■ Problem requirements
Taking the data below, please print only the lines from the line holding "Recreate this image" to the line holding "from matplotlib.ticker import", inclusive, with pictures omitted.

■ Data provided
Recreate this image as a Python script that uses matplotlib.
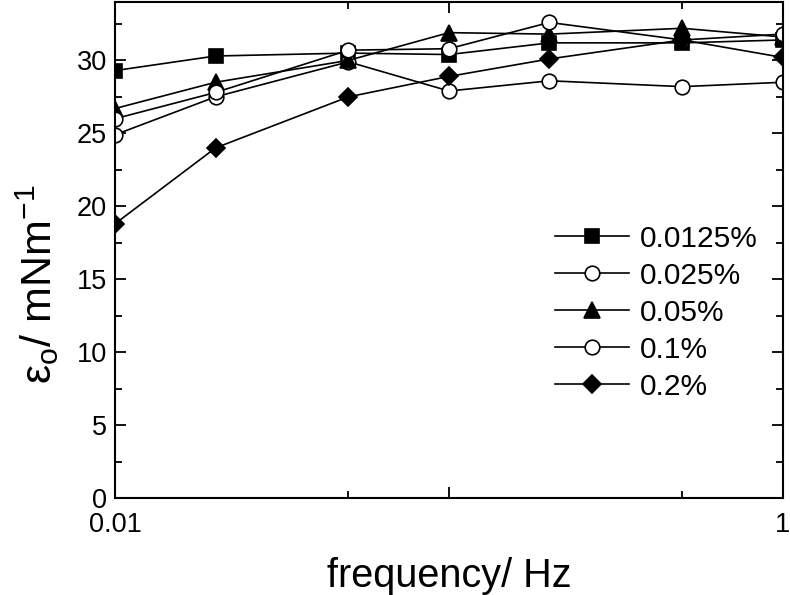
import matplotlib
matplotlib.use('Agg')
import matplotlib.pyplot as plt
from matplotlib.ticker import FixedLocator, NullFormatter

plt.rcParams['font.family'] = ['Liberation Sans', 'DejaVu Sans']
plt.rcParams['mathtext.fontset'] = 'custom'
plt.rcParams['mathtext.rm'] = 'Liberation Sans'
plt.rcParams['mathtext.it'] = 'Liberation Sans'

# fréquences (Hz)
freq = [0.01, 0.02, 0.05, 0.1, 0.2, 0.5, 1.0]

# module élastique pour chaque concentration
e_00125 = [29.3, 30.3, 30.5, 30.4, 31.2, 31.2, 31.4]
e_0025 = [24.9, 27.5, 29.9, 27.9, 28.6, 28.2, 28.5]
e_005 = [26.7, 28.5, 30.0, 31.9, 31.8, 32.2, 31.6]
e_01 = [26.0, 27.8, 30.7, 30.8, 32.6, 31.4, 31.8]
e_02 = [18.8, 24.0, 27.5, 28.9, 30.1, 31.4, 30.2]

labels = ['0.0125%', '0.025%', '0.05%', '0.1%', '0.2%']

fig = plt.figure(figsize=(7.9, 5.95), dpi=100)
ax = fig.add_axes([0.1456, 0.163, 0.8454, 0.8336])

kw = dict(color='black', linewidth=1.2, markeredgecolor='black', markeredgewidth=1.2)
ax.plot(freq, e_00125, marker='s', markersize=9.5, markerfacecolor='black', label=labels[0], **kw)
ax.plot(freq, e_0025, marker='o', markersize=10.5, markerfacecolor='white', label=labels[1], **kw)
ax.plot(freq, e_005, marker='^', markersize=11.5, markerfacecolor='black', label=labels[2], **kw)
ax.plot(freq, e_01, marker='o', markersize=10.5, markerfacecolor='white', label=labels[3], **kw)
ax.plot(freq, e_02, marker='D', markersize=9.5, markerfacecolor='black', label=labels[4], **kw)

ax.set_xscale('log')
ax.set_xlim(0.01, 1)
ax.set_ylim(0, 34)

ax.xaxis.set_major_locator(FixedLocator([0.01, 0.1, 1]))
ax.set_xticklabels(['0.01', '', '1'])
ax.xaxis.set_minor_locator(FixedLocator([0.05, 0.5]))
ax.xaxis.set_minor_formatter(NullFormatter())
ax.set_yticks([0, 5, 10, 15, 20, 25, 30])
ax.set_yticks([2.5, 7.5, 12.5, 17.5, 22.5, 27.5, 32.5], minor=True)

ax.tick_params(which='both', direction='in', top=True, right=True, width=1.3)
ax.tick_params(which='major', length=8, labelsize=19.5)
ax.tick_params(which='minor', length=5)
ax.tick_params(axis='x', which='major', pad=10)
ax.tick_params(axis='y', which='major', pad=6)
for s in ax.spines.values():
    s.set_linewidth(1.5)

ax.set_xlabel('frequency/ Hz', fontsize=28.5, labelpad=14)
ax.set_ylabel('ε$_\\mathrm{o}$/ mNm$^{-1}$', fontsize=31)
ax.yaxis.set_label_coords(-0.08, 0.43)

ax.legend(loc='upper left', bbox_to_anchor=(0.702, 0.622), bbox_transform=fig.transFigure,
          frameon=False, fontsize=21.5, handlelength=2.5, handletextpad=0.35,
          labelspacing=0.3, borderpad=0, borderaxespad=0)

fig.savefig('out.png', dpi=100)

---

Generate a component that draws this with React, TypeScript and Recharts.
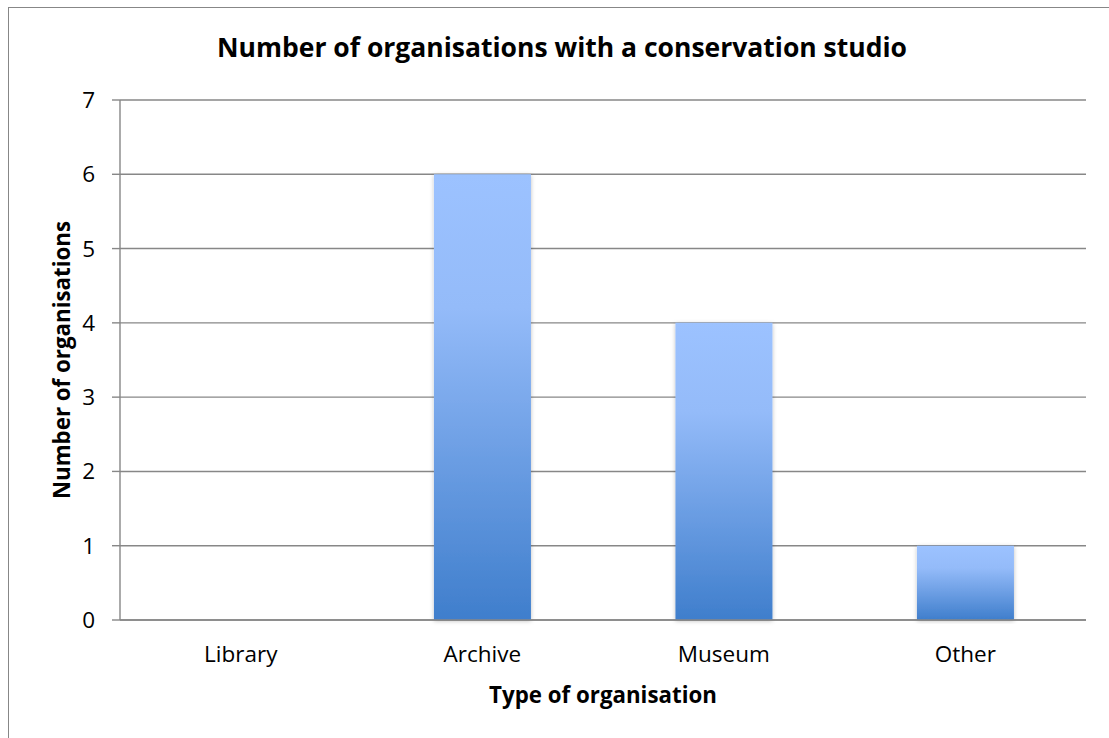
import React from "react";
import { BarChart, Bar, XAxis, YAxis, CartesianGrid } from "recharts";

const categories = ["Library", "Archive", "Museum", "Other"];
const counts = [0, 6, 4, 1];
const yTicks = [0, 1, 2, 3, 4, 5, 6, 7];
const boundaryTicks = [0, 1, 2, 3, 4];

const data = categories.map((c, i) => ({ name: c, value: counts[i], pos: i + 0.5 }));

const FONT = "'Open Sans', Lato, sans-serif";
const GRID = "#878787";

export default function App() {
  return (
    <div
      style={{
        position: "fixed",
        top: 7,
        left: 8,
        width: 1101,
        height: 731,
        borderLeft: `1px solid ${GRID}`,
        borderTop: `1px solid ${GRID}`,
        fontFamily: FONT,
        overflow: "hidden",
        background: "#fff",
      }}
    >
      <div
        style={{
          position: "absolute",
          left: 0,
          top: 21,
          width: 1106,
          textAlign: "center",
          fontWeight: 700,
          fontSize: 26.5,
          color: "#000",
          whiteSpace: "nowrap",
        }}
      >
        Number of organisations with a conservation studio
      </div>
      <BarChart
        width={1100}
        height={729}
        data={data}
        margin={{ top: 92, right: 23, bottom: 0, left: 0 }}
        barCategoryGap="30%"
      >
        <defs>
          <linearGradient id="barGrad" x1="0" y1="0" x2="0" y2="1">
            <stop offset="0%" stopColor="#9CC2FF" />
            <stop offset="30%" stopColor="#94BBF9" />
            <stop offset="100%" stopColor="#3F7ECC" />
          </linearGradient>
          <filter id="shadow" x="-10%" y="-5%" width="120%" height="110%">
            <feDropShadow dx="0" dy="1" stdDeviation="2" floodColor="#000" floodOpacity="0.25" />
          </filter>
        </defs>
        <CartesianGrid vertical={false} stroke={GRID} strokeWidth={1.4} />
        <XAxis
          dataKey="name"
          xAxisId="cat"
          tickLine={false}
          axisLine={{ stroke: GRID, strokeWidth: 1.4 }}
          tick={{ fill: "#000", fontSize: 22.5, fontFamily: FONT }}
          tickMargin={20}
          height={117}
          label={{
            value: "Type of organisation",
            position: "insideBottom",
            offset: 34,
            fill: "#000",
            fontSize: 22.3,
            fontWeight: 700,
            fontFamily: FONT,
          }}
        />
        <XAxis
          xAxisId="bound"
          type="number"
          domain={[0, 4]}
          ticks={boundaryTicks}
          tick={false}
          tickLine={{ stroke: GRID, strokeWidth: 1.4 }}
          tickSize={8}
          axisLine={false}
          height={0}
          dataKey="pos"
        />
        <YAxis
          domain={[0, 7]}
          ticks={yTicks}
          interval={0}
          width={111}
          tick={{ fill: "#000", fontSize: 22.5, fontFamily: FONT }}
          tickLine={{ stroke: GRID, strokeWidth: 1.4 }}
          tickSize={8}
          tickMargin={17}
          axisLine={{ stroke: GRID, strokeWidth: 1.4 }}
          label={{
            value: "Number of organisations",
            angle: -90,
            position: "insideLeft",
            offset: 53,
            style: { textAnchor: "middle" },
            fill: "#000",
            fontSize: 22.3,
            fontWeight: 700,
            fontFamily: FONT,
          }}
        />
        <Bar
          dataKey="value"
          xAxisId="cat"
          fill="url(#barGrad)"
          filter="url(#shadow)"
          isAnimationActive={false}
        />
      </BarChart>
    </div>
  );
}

■ In response
Recreate this image as a Python script that uses matplotlib.
import matplotlib
matplotlib.use('Agg')
import matplotlib.pyplot as plt
from matplotlib.ticker import FixedLocator, NullFormatter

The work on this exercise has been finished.